··· DATA LINES

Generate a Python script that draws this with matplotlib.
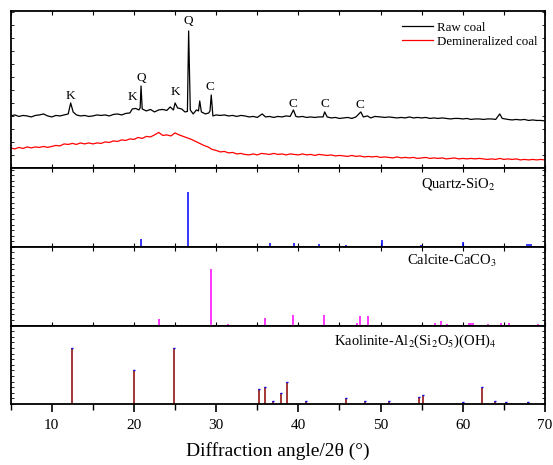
import numpy as np
import matplotlib.pyplot as plt
from matplotlib.ticker import MultipleLocator

plt.rcParams['font.family'] = ['Liberation Serif', 'DejaVu Serif']
plt.rcParams['mathtext.fontset'] = 'stix'

# raw coal pattern (2theta, intensity a.u.)
raw_2theta = [5.0, 5.5, 6.0, 6.5, 7.0, 7.5, 8.0, 8.5, 9.0, 9.5,
              10.0, 10.5, 11.0, 11.5, 12.0, 12.3, 12.6, 13.0, 13.5, 14.0, 14.5,
              15.0, 15.5, 16.0, 16.5, 17.0, 17.5, 18.0, 18.5, 19.0, 19.5, 19.8,
              20.2, 20.6, 20.75, 20.86, 21.0, 21.5, 22.0, 22.5, 23.0, 23.5, 24.0,
              24.4, 24.8, 25.0, 25.3, 25.8, 26.2, 26.5, 26.65, 26.85, 27.2, 27.6,
              27.85, 28.0, 28.2, 28.7, 29.1, 29.25, 29.4, 29.6,
              30.0, 30.5, 31.0, 31.5, 32.0, 32.5, 33.0, 33.5, 34.0, 34.5, 35.0,
              35.6, 36.0, 36.5, 37.0, 37.5, 38.0, 38.5, 39.0, 39.4, 39.7,
              40.0, 40.5, 41.0, 41.5, 42.0, 42.5, 43.0, 43.2, 43.5, 44.0, 44.5,
              45.0, 45.5, 46.0, 46.5, 47.0, 47.6, 47.9, 48.4, 48.8, 49.3,
              50.0, 50.5, 51.0, 51.5, 52.0, 52.5, 53.0, 53.5, 54.0, 54.5,
              55.0, 55.5, 56.0, 56.5, 57.0, 57.5, 58.0, 58.5, 59.0, 59.5,
              60.0, 60.5, 61.0, 61.5, 62.0, 62.5, 63.0, 63.5, 64.0, 64.5, 64.8,
              65.5, 66.0, 66.5, 67.0, 67.5, 68.0, 68.5, 69.0, 69.5, 70.0]
raw_int = [52, 53, 51.5, 52.5, 52, 51, 52.5, 53, 54, 52,
           51, 52.5, 52, 53, 54, 65, 56, 53, 52, 52.5, 51.5,
           52, 53, 52.5, 53, 52, 53.5, 54, 53, 54.5, 55, 59,
           59.5, 58, 60, 82, 59, 57, 58.5, 56, 58, 58.5, 57.5,
           61, 58, 65, 60, 59, 56, 56.5, 137, 58, 54, 58,
           57, 67, 56, 54, 55, 57, 73, 52,
           53, 52.5, 53, 52, 52.5, 51.5, 52.5, 52, 51, 51.5, 50.5,
           54, 51, 51.5, 50.5, 51.5, 51, 52, 51.5, 58, 51.5,
           51, 51.5, 50.5, 51, 50.5, 51, 51, 56, 51, 50, 50.5,
           49.5, 50, 50.5, 49.5, 51, 56, 51, 52, 50, 51.5,
           51, 50.5, 51, 50.5, 50, 50.5, 50, 51, 50, 50.5,
           50, 50.5, 49.5, 50, 49.5, 50, 49.5, 49, 49.5, 49.5,
           49, 49.5, 48.5, 49, 49, 48.5, 49, 49, 48.5, 54, 49.5,
           48.5, 48, 48.5, 48, 48.5, 47.5, 48, 47.5, 47.5, 47]

# demineralized coal pattern, 0.5 deg steps from 5 to 70
demin_int = [20, 19, 20.5, 19.5, 21, 20, 21, 20.5, 21.5, 20.5,
             21.5, 22.5, 22, 24, 23.5, 24.5, 23.5, 25, 24, 25,
             24, 25, 24.5, 26, 25.5, 27, 26.5, 28, 27.5, 29,
             28.5, 30.5, 29.5, 31.5, 31, 33, 35.5, 32.5, 33, 32,
             35, 33, 31.5, 30, 28.5, 26.5, 24.5, 22.5, 21, 18.5,
             17.5, 16, 16.5, 15, 15.5, 14, 14.5, 13.5, 13, 14,
             13, 14.5, 14, 13.5, 14.5, 13.5, 14, 13, 14, 13.5,
             13, 14, 13, 13.5, 12.5, 13.5, 13, 12.5, 13, 12,
             12.5, 12, 11.5, 12.5, 11.5, 12, 11, 11.5, 11, 11.5,
             10.5, 11, 10.5, 10, 11, 10, 10.5, 10, 10.5, 9.5,
             10, 10.5, 9.5, 10, 9.5, 10, 9, 9.5, 10, 9,
             9.5, 9, 9.5, 9, 9.5, 9, 8.5, 9, 8.5, 9.5,
             8.5, 9, 8.5, 9, 8, 8.5, 8, 8.5, 8, 8.5,
             8]
demin_2theta = np.arange(5.0, 70.01, 0.5)

# peak labels
peak_labels = ['K', 'K', 'Q', 'K', 'Q', 'C', 'C', 'C', 'C']
peak_x = [12.3, 19.8, 20.86, 25.0, 26.65, 29.3, 39.3, 43.2, 47.5]
peak_y = [72, 70.7, 90, 76.3, 147, 80.7, 64, 64, 63]

# standard cards (relative intensity %)
quartz_pos = [20.86, 26.62, 36.52, 39.44, 40.26, 42.45, 45.76, 50.12, 50.68,
              54.89, 55.2, 57.25, 60.0, 64.07, 65.87, 67.76, 68.1, 68.35]
quartz_int = [14.5, 100, 7.8, 7.8, 2.4, 5.5, 3.1, 12.7, 1.3,
              3.6, 1.8, 1.3, 8.5, 1.3, 1.3, 5.5, 6, 4.9]

calcite_pos = [23.0, 29.36, 31.42, 35.93, 39.4, 43.14, 47.17, 47.47, 48.5,
               56.6, 57.38, 58.1, 60.7, 61.0, 61.3, 63.1, 64.7, 65.6, 69.2]
calcite_int = [11, 100, 2, 14, 18, 18, 5, 17, 17,
               4, 8, 2, 5, 5, 4, 2, 5, 4, 2]

kaol_pos = [12.41, 20.05, 24.9, 35.16, 35.97, 36.9, 37.86, 38.67, 40.98, 45.8,
            48.15, 51.07, 54.63, 55.15, 60.0, 62.36, 63.94, 65.28, 67.98]
kaol_int = [100, 60, 100, 26, 30, 6, 20, 40, 6, 10,
            6, 6, 12, 16, 4, 30, 6, 4, 4]

fig, axes = plt.subplots(4, 1, figsize=(5.53, 4.65), dpi=100, sharex=True,
                         gridspec_kw={'height_ratios': [157.3, 79, 78.7, 78.6], 'hspace': 0})
fig.subplots_adjust(left=0.0193, right=0.9855, top=0.977, bottom=0.131)

ax = axes[0]
ax.plot(raw_2theta, raw_int, color='black', lw=0.9, label='Raw coal')
ax.plot(demin_2theta, demin_int, color='red', lw=0.9, label='Demineralized coal')
for lab, x, y in zip(peak_labels, peak_x, peak_y):
    ax.text(x, y, lab, ha='center', va='center', fontsize=9.5)
ax.set_ylim(0, 157.3)
ax.legend(loc='upper right', frameon=False, fontsize=9.3, handlelength=2.4,
          handletextpad=0.35, labelspacing=0.15, bbox_to_anchor=(1.008, 1.005))
ax.yaxis.set_major_locator(MultipleLocator(26))
ax.yaxis.set_minor_locator(MultipleLocator(13))

sticks = [(quartz_pos, quartz_int, '#0000ff', r'Quartz-SiO$_2$', 0.838, 0.80, 143.6),
          (calcite_pos, calcite_int, '#ff00ff', r'Calcite-CaCO$_3$', 0.826, 0.826, 140),
          (kaol_pos, kaol_int, '#8b0000', r'Kaolinite-Al$_2$(Si$_2$O$_5$)(OH)$_4$', 0.758, 0.805, 140)]
for ax, (pos, inten, col, name, tx, ty, top) in zip(axes[1:], sticks):
    ax.vlines(pos, 0, inten, colors=col, lw=1.1)
    ax.set_ylim(0, top)
    ax.text(tx, ty, name, transform=ax.transAxes, ha='center', va='center', fontsize=10.5)
    ax.yaxis.set_major_locator(MultipleLocator(20))
    ax.yaxis.set_minor_locator(MultipleLocator(10))
axes[3].plot(kaol_pos, kaol_int, ls='none', marker='_', ms=1.5, mew=1.0, color='blue')

for ax in axes:
    for s in ax.spines.values():
        s.set_linewidth(1.3)
    ax.set_yticklabels([])
    ax.tick_params(axis='y', which='both', direction='in', left=True, right=True, length=2, width=0.6)
    ax.tick_params(axis='x', which='both', direction='in', top=True, bottom=True, length=3, width=0.8)
    ax.tick_params(axis='y', which='major', labelleft=False)

axes[3].set_xlim(5, 70)
axes[3].xaxis.set_major_locator(MultipleLocator(10))
axes[3].xaxis.set_minor_locator(MultipleLocator(5))
axes[3].tick_params(axis='x', which='both', direction='out', top=False, labelsize=11, pad=5)
axes[3].tick_params(axis='x', which='major', length=6, width=1.2)
axes[3].tick_params(axis='x', which='minor', length=4, width=1.0)
axes[3].set_xlabel('Diffraction angle/2θ (°)', fontsize=14, labelpad=7)

plt.savefig('out.png', dpi=100)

······

> **WHAT IS NEEDED**
Your task is to reproduce exactly the lines from the start of the data above through the line containing "plt.rcParams['mathtext.fontset'] = 'stix'", leaving every picture out.

> **TASK RESULT**
Generate a Python script that draws this with matplotlib.
import numpy as np
import matplotlib.pyplot as plt
from matplotlib.ticker import MultipleLocator

plt.rcParams['font.family'] = ['Liberation Serif', 'DejaVu Serif']
plt.rcParams['mathtext.fontset'] = 'stix'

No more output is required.